Debt is crucial for business. It helps companies to maintain operations and propel growth plans. It keeps the economic wheels of our nation turning. As such, the government encourages entrepreneurs to take loans – and you can deduct loan interest from your income when preparing tax returns.
But entrepreneurs can make mistakes. For example, such errors could cripple an events business.
A lot has changed in the events industry due to the pandemic. Strict rules on crowd control and venue management and limitations of in-person interactions have pushed leaders in the events industry to reconsider business models. They are also quicker to take out insurance against inherent risks in the special events industry. However, the basic principles of debt management have not changed.
This article highlights some of the debt mistakes that entrepreneurs in the events industry are prone to make. But first, a look at why businesses are likely to make mistakes when they borrow.
The pandemic has permanently changed the events industry
Firms in the events industry were amongst the worst hit by the contagion. A recent article published by the Johnson and Wales University reveals the following economic impacts:
- 96% of event professionals experienced cancellations.
- More than 50% of planners and 73% of suppliers expect a negative economic impact.
- 21% of industry players feel that the economic effects will persist beyond 2023.
But, there is light at the end of the tunnel. Industry leaders envision a new business model – hybrid events. Or events that significantly incorporate technology to enhance virtual interactions.
The refreshed model presents vast opportunities for entrepreneurs. When business opportunity encounters low-cost financing (under the guise of pandemic relief lending support), you could borrow without proper consideration and make mistakes.
If the errors are unchecked, it could cripple your events business. Here’s a look at some of the mistakes and how you can avoid them.
Mistake #1. Securing debt to finance a faulty business model
Many entrepreneurs fall into this trap. If your event business was not profitable before the pandemic, a cash injection in the form of debt cannot fix it. It will only make the problems worse.
If the business could not cover the overhead or not generate enough revenues, you should address the real issue. Examine your pricing, costs, and marketing strategy. The problem is in the margins or sales volumes. When you inject cash into an unprofitable firm, you could cripple the business with endless debt payments. Start by fixing the profitability problem, then consider taking a loan.
Mistake #2. Securing debt while you have a poor business strategy
When you have an excellent strategy, debt helps to boost investment in sales and enhance efficiencies. Debt makes businesses grow. However, investing in activities that would not result in an exponential increase in revenue is a mistake. You could cripple the company.

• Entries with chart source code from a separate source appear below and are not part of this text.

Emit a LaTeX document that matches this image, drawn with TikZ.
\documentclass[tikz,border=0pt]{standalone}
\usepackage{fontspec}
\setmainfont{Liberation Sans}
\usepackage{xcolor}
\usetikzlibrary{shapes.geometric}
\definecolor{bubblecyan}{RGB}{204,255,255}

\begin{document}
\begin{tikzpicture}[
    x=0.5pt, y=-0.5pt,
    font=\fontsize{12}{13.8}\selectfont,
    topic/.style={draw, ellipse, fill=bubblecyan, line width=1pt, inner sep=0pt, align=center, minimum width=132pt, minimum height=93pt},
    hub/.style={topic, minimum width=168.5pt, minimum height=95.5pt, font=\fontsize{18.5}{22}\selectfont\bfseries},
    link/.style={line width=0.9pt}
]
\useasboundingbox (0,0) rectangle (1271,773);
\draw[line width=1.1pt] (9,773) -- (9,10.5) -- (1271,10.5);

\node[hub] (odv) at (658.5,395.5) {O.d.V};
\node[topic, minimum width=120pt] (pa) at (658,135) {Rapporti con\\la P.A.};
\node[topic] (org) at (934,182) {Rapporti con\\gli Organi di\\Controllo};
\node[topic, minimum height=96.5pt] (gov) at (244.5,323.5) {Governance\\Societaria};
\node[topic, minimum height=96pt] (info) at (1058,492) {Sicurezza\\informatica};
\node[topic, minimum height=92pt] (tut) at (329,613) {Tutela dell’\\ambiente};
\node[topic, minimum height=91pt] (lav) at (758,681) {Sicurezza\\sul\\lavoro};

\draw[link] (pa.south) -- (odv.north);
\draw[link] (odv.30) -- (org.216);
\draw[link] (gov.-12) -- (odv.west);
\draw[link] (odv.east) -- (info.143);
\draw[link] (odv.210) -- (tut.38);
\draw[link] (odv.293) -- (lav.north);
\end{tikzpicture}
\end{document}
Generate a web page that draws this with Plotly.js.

Do you have a clear (proven) strategy on how debt will result in revenue growth? The strategic activities you intend to spend on will indicate the chances of revenue growth. Vague activities will not generate sufficient revenues to service the debt and you could cripple the business.
How do you avoid this pitfall? Consult extensively before taking debt. Have your strategy thoroughly tested and questioned.
Mistake #3. Borrowing to expand too quickly
The pandemic has transformed the events industry. However, changes in the industry do not mean that your business can suddenly handle excess capacity.
The situation is fast evolving, and demand for events is growing. But that does not mean you should borrow to expand too quickly. Borrowing to expand to bigger office space, purchase sophisticated equipment, hire more staff or roll out new products are examples of forced growth. If not planned correctly, such expenditure could severely affect operations and cripple the business.
Forced growth can lead to cash flow problems which could translate to difficulties in customer service.
To avoid falling into such a spiral, aim for sustained growth. Plan your expansion within the existing revenue levels. Ensure that the business adequately meets overheads and other expenses before expanding.
Mistake #4. Not structuring debt according to the seasonal nature of the business
Events companies do not operate at full throttle all year long. Most firms experience peaks during the holiday season. However, as it was in 2020, the 2021 holiday season is also heavily regulated.
During the winter season, revenues might drop. There might be more cash outflow than inflows. To minimize effects on your cash flow, negotiate and ensure the debt structure reflects the business seasons. You could propose interest-only payments during off-peak months and boost payments during the peak season.
Mistake #5. Inefficient management of tax
As an entrepreneur, taxes should not come to mind only in March or April. If that has been your approach, you’ve probably been overpaying and spending precious time on fire fighting or tying up loose ends.
It is crucial to keep track of your taxes and plan early enough. It helps you reduce your tax bill, take advantage of government incentives on businesses servicing loans, and avoid fines and penalties associated with late or erroneous submissions.
This error reduces your financial capability and affects your ability to service debt. It could cripple the business.
To avoid it, plan for the tax season well in advance. Also, meet with a tax consultant frequently and develop and execute an efficient tax plan.
Crippling debt mistakes – the bottom line
After a devastating year, things are looking up for the events industry. Of course, leaders must reinvent their firms. They must comply with the strict crowd control guidelines and adopt the necessary technology.
Above these changes, business leaders must adhere to financial disciplines to avoid crippling their companies. The mistakes mentioned above are avoidable. Reach out to debt experts and get help to ensure the loan boosts the business.